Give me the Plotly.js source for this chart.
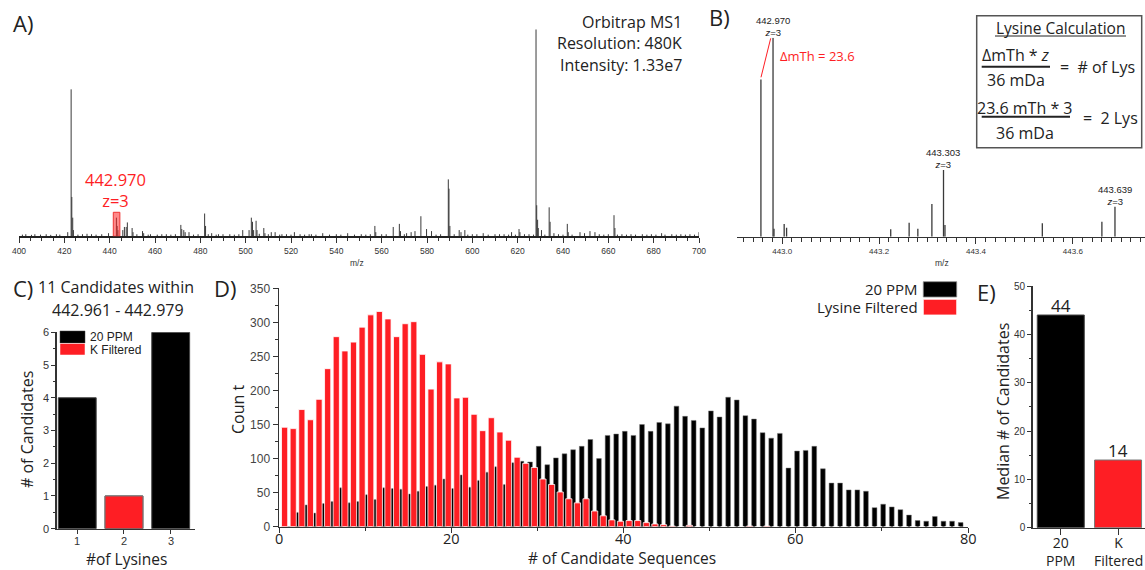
<!DOCTYPE html>
<html><head><meta charset="utf-8">
<script src="https://cdn.plot.ly/plotly-3.0.1.min.js"></script>
<style>html,body{margin:0;padding:0;background:#fff}#chart{width:1145px;height:570px}</style>
</head><body><div id="chart"></div>
<script>
// ---------- DATA ----------
// Panel A: MS1 spectrum (m/z, relative intensity %)
const specA_mz = [421.5,423.0,423.3,423.7,424.0,430,436.5,439.5,442.97,443.3,443.64,445.8,446.5,447.3,447.8,449.9,450.3,454.5,455,458,463,
  471.4,471.8,472.7,473.3,475.0,479,481.9,482.3,485,488,493,498.7,501.5,502.5,503.0,503.5,504.6,505.0,508.0,508.5,511.3,513,516,521.5,524,529,534,540,545,551,
  557.0,557.4,560,565.1,567.8,568.3,571,573,574.7,577.3,579.8,582.0,586,589.4,589.7,590.1,594.2,595,596.7,600,604.8,610,614,617.3,620.6,621,625,
  628.1,628.4,628.8,629.1,630.5,633.9,634.3,636,641.9,642.3,647.5,649.5,651.9,654.1,656,662.5,662.9,666,670,675,679,683.5,688,692,696,700,
  401.5,403,405.5,407,409.5,412,414,416.5,418,426,428,432,434,452,457,461,465,467,469,477,483.5,487,490,495,497,506,510,515,518,520,526,528,531,537,542,548,553,555,562,570,584,592,598,602,607,612,616,619,623,627,632,638,640,644,658,660,664,668,672,677,681,685,690,694,698];
const specA_int = [2,71,19,9,3,1.2,1,1.5,9,5,3,3,4.5,4.5,6.7,4,2,2.5,1.5,1,1,
  5.5,3.5,3,2,2,1,11,5,1.5,1,1,3,3,9,7,3,7.5,3,4,1.5,2,2,1,2,1,1,1.5,1,1.5,1,
  5,2,1,4.5,6,2.5,1.5,2,2.5,9.7,3.5,2.5,1,27.5,23,5,3,2,3,1,1.5,1,1,2,3.5,2,1,
  100,15,8,4,3,14,7,1.5,6,2,2,1.5,2.5,2,1,10.2,4,1,1,1,1,1.5,1,1,1,2,
  0.8,1,0.7,1,0.8,1,0.7,1,0.8,0.8,1,1,0.8,1,0.8,0.8,1,0.8,1,0.8,1,0.8,1,0.8,1,1.2,1,0.8,1,0.8,0.8,1,0.8,0.8,0.8,0.8,0.8,1,1,1,0.8,1,0.8,1,0.8,1,0.8,0.8,1,0.8,0.8,1,0.8,0.8,0.8,1,0.8,0.8,0.8,0.8,0.8,0.8,0.8,0.8,0.8];
const specA_ticks = [400,420,440,460,480,500,520,540,560,580,600,620,640,660,680,700];

// Panel B: zoomed isotope envelope
const specB_mz  = [442.956,442.981,442.983,443.004,443.009,443.224,443.262,443.280,443.309,443.333,443.336,443.537,443.660,443.687];
const specB_int = [79,100,4,6.4,4.5,3.7,7,4,16.4,33.5,5.9,6.7,7.5,15];
const peakLabelsB = ["442.970","443.303","443.639"];

// Panel C
const lysines = [1,2,3];
const c_ppm20 = [4,1,6];
const c_kfilt = [null,1,null];

// Panel D histogram
const candidates = [1,2,3,4,5,6,7,8,9,10,11,12,13,14,15,16,17,18,19,20,21,22,23,24,25,26,27,28,29,30,31,32,33,34,35,36,37,38,39,40,
  41,42,43,44,45,46,47,48,49,50,51,52,53,54,55,56,57,58,59,60,61,62,63,64,65,66,67,68,69,70,71,72,73,74,75,76,77,78,79];
const d_ppm20 = [0,21,32,20,34,37,57,35,37,47,40,57,56,55,48,52,59,61,70,56,76,58,68,80,88,62,94,96,95,118,91,101,107,113,118,128,100,134,136,140,
  134,150,140,153,151,177,162,156,145,170,161,190,186,163,158,138,130,137,86,111,112,118,85,64,64,54,54,52,28,33,29,25,17,9,8,15,8,8,6];
const d_lysine = [146,144,172,157,187,232,279,258,271,293,311,316,305,279,298,301,253,202,242,239,189,190,165,141,160,139,127,102,93,87,70,62,51,41,35,41,23,16,10,8,
  9,9,6,4,3,1,0,2,0,0,0,0,0,0,1,0,1,0,0,0,0,0,0,0,0,0,0,0,0,0,0,0,0,0,0,0,0,0,0];
const d_xticks = [0,20,40,60,80];

// Panel E
const e_groups = [0,1];
const e_labels = ["20<br>PPM","K<br>Filtered"];
const e_ppm20 = [44];
const e_kfilt = [14];

// ---------- HELPERS ----------
const W=1145, H=570;
const px = v => v/W;
const py = v => 1 - v/H;
const RED = '#fe1e24';
const TXT = '#222';
const SANS = 'Open Sans, Noto Sans, sans-serif';
const ARIAL = 'Liberation Sans, Arial, sans-serif';
function sticks(mz, inten){const x=[],y=[];for(let i=0;i<mz.length;i++){x.push(mz[i],mz[i],null);y.push(0,inten[i],null);}return {x,y};}

const sA = sticks(specA_mz, specA_int);
const sB = sticks(specB_mz, specB_int);

const traces = [
  {type:'scatter',mode:'lines',x:sA.x,y:sA.y,xaxis:'x',yaxis:'y',line:{color:'#3a3a3a',width:1},connectgaps:false,showlegend:false,hoverinfo:'skip'},
  {type:'scatter',mode:'lines',x:sB.x,y:sB.y,xaxis:'x2',yaxis:'y2',line:{color:'#3a3a3a',width:1.3},connectgaps:false,showlegend:false,hoverinfo:'skip'},
  {type:'bar',x:lysines,y:c_ppm20,xaxis:'x3',yaxis:'y3',width:0.81,marker:{color:'#000',line:{color:'#444',width:1}},name:'20 PPM',showlegend:false},
  {type:'bar',x:lysines,y:c_kfilt,xaxis:'x3',yaxis:'y3',width:0.81,marker:{color:RED,line:{color:'#777',width:1}},name:'K Filtered',showlegend:false},
  {type:'bar',x:candidates,y:d_ppm20,xaxis:'x4',yaxis:'y4',width:0.55,offset:-0.125,marker:{color:'#000',line:{color:'#777',width:0.5}},name:'20 PPM',showlegend:false},
  {type:'bar',x:candidates,y:d_lysine,xaxis:'x4',yaxis:'y4',width:0.72,offset:-0.71,marker:{color:RED,line:{color:'#fff',width:0.8}},name:'Lysine Filtered',showlegend:false},
  {type:'bar',x:[e_groups[0]],y:e_ppm20,xaxis:'x5',yaxis:'y5',width:0.82,marker:{color:'#000',line:{color:'#444',width:1}},name:'20 PPM',showlegend:false},
  {type:'bar',x:[e_groups[1]],y:e_kfilt,xaxis:'x5',yaxis:'y5',width:0.82,marker:{color:RED,line:{color:'#777',width:1}},name:'K Filtered',showlegend:false}
];

const axBase = {showgrid:false,zeroline:false,showline:true,linecolor:'#333',linewidth:1.5,ticks:'outside',tickcolor:'#333',tickwidth:1,fixedrange:true};

const layout = {
  width:W,height:H,margin:{l:0,r:0,t:0,b:0},paper_bgcolor:'#fff',plot_bgcolor:'rgba(0,0,0,0)',
  barmode:'overlay',showlegend:false,
  xaxis: Object.assign({},axBase,{domain:[px(19),px(699)],anchor:'y',range:[400,700],tickvals:specA_ticks,ticklen:5,linewidth:2,linecolor:'#222',
          minor:{dtick:5,tick0:400,ticks:'outside',ticklen:3,tickcolor:'#333'},tickfont:{family:ARIAL,size:8.5,color:'#333'}}),
  yaxis: {domain:[py(236.3),py(29.3)],anchor:'x',range:[0,100],visible:false,fixedrange:true},
  xaxis2: Object.assign({},axBase,{domain:[px(736.7),1],anchor:'y2',range:[442.906,443.749],tick0:443.0,dtick:0.2,tickformat:'.1f',ticklen:6,
          minor:{dtick:0.02,tick0:443.0,ticks:'outside',ticklen:4,tickcolor:'#333'},tickfont:{family:ARIAL,size:8,color:'#333'}}),
  yaxis2: {domain:[py(236.7),py(37.7)],anchor:'x2',range:[0,100],visible:false,fixedrange:true},
  xaxis3: Object.assign({},axBase,{domain:[px(56.7),px(195)],anchor:'y3',range:[0.56,3.52],tickvals:lysines,showticklabels:false,ticklen:4}),
  yaxis3: Object.assign({},axBase,{domain:[py(528.7),py(332.3)],anchor:'x3',range:[0,6],dtick:1,ticklen:4,
          minor:{dtick:0.5,ticks:'outside',ticklen:2.5,tickcolor:'#333'},tickfont:{family:ARIAL,size:11,color:'#333'}}),
  xaxis4: Object.assign({},axBase,{domain:[px(279),px(968)],anchor:'y4',range:[0,80],tickvals:d_xticks,showticklabels:false,ticklen:5,
          minor:{dtick:10,ticks:'outside',ticklen:3,tickcolor:'#333'}}),
  yaxis4: Object.assign({},axBase,{domain:[py(526.7),py(288.3)],anchor:'x4',range:[0,350],dtick:50,ticklen:5,
          minor:{dtick:25,ticks:'outside',ticklen:3,tickcolor:'#333'},tickfont:{family:ARIAL,size:12,color:'#444'}}),
  xaxis5: Object.assign({},axBase,{domain:[px(1032.7),1],anchor:'y5',range:[-0.49,1.47],tickvals:e_groups,showticklabels:false,ticklen:6}),
  yaxis5: Object.assign({},axBase,{domain:[py(527.7),py(286)],anchor:'x5',range:[0,50],dtick:10,ticklen:4,
          minor:{dtick:5,ticks:'outside',ticklen:2.5,tickcolor:'#333'},tickfont:{family:ARIAL,size:10,color:'#333'}}),
  shapes:[
    {type:'rect',xref:'x',yref:'y',x0:441.6,x1:444.5,y0:0,y1:11.6,fillcolor:'rgba(255,40,40,0.55)',line:{color:'#e33',width:1}},
    {type:'line',xref:'paper',yref:'paper',x0:px(761),y0:py(77.3),x1:px(770.7),y1:py(38.3),line:{color:RED,width:1}},
    {type:'rect',xref:'paper',yref:'paper',x0:px(976.7),x1:px(1141.7),y0:py(147.7),y1:py(15.7),line:{color:'#555',width:1.5},fillcolor:'rgba(0,0,0,0)'},
    {type:'line',xref:'paper',yref:'paper',x0:px(995),x1:px(1126),y0:py(36),y1:py(36),line:{color:'#222',width:1}},
    {type:'line',xref:'paper',yref:'paper',x0:px(981.7),x1:px(1050),y0:py(66.7),y1:py(66.7),line:{color:'#222',width:2}},
    {type:'line',xref:'paper',yref:'paper',x0:px(981.7),x1:px(1070),y0:py(116.7),y1:py(116.7),line:{color:'#222',width:2}},
    {type:'rect',xref:'paper',yref:'paper',x0:px(60),x1:px(85),y0:py(343),y1:py(331),fillcolor:'#000',line:{color:'#444',width:0.5}},
    {type:'rect',xref:'paper',yref:'paper',x0:px(60),x1:px(85),y0:py(355),y1:py(343.5),fillcolor:RED,line:{color:'#fff',width:0.5}},
    {type:'rect',xref:'paper',yref:'paper',x0:px(923.3),x1:px(956.7),y0:py(297),y1:py(281.7),fillcolor:'#000',line:{color:'#888',width:0.8}},
    {type:'rect',xref:'paper',yref:'paper',x0:px(923.3),x1:px(956.7),y0:py(315),y1:py(299.3),fillcolor:RED,line:{color:'#fff',width:0.8}}
  ],
  annotations:[]
};

function ann(text,x,y,opt){
  const o = Object.assign({size:16,family:SANS,color:TXT,xanchor:'center',angle:0},opt||{});
  layout.annotations.push({text:text,xref:'paper',yref:'paper',x:px(x),y:py(y),xanchor:o.xanchor,yanchor:'middle',
    showarrow:false,textangle:o.angle,font:{family:o.family,size:o.size,color:o.color},align:o.xanchor==='right'?'right':(o.xanchor==='left'?'left':'center')});
}
// Panel A
ann('A)',11,23,{size:22,xanchor:'left'});
ann('Orbitrap MS1',683.5,21.7,{xanchor:'right'});
ann('Resolution: 480K',683.5,43.3,{xanchor:'right'});
ann('Intensity: 1.33e7',683.5,65,{xanchor:'right'});
ann('442.970<br>z=3',115,189.8,{size:16.5,color:RED});
ann('m/z',357,263,{size:8.5,family:ARIAL,color:'#333'});
// Panel B
ann('B)',707,17,{size:22,xanchor:'left'});
ann(peakLabelsB[0]+'<br><i>z</i>=3',772.7,26,{size:9.5,family:ARIAL});
ann(peakLabelsB[1]+'<br><i>z</i>=3',942.5,158.5,{size:9.5,family:ARIAL});
ann(peakLabelsB[2]+'<br><i>z</i>=3',1115,195.5,{size:9.5,family:ARIAL});
ann('ΔmTh = 23.6',778,56,{size:13,color:RED,xanchor:'left'});
ann('m/z',942,263,{size:8.5,family:ARIAL,color:'#333'});
ann('Lysine Calculation',1060,27.5,{size:15.5});
ann('ΔmTh * <i>z</i>',1016,55.5,{size:16});
ann('36 mDa',1016,80,{size:16});
ann('=  # of Lys',1058,67,{size:16,xanchor:'left'});
ann('23.6 mTh * 3',1025,107.5,{size:16});
ann('36 mDa',1025,133.5,{size:16});
ann('=  2 Lys',1081,118,{size:16,xanchor:'left'});
// Panel C
ann('C)',11,288,{size:22,xanchor:'left'});
ann('11 Candidates within',116,287,{size:16});
ann('442.961 - 442.979',118,309.5,{size:16});
ann('20 PPM',88,337,{size:12,family:ARIAL,xanchor:'left'});
ann('K Filtered',88,349.5,{size:12,family:ARIAL,xanchor:'left'});
ann('# of Candidates',27,430,{size:16,angle:-90});
ann('#of Lysines',126,558.5,{size:15.5});
lysines.forEach(v => layout.annotations.push({text:String(v),xref:'x3',yref:'paper',x:v,y:py(540.5),yanchor:'middle',showarrow:false,borderpad:0,font:{family:ARIAL,size:11,color:'#333'}}));
// Panel D
ann('D)',212,288,{size:22,xanchor:'left'});
ann('Coun t',238,410,{size:16,angle:-90});
ann('# of Candidate Sequences',622,557.5,{size:15.5});
ann('20 PPM',920,288.5,{size:15,xanchor:'right'});
ann('Lysine Filtered',920,306.5,{size:15,xanchor:'right'});
d_xticks.forEach(v => layout.annotations.push({text:String(v),xref:'x4',yref:'paper',x:v,y:py(538.5),yanchor:'middle',showarrow:false,font:{family:SANS,size:14.5,color:TXT}}));
// Panel E
ann('E)',975,291.5,{size:22,xanchor:'left'});
ann('Median # of Candidates',1003,412,{size:16,angle:-90});
e_groups.forEach((g,i) => layout.annotations.push({text:e_labels[i],xref:'x5',yref:'paper',x:g,y:py(551.5),yanchor:'middle',showarrow:false,borderpad:0,font:{family:SANS,size:14,color:TXT}}));
layout.annotations.push({text:String(e_ppm20[0]),xref:'x5',yref:'y5',x:e_groups[0],y:e_ppm20[0],yanchor:'bottom',yshift:-4,showarrow:false,font:{family:SANS,size:17,color:TXT}});
layout.annotations.push({text:String(e_kfilt[0]),xref:'x5',yref:'y5',x:e_groups[1],y:e_kfilt[0],yanchor:'bottom',yshift:-4,showarrow:false,font:{family:SANS,size:17,color:TXT}});

Plotly.newPlot('chart',traces,layout,{displayModeBar:false,staticPlot:true});
</script></body></html>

----

### REQUIRED TASK
From the listing above, copy all lines holding the word "chart".

### TASK OUTPUT
Give me the Plotly.js source for this chart.
<style>html,body{margin:0;padding:0;background:#fff}#chart{width:1145px;height:570px}</style>
</head><body><div id="chart"></div>
Plotly.newPlot('chart',traces,layout,{displayModeBar:false,staticPlot:true});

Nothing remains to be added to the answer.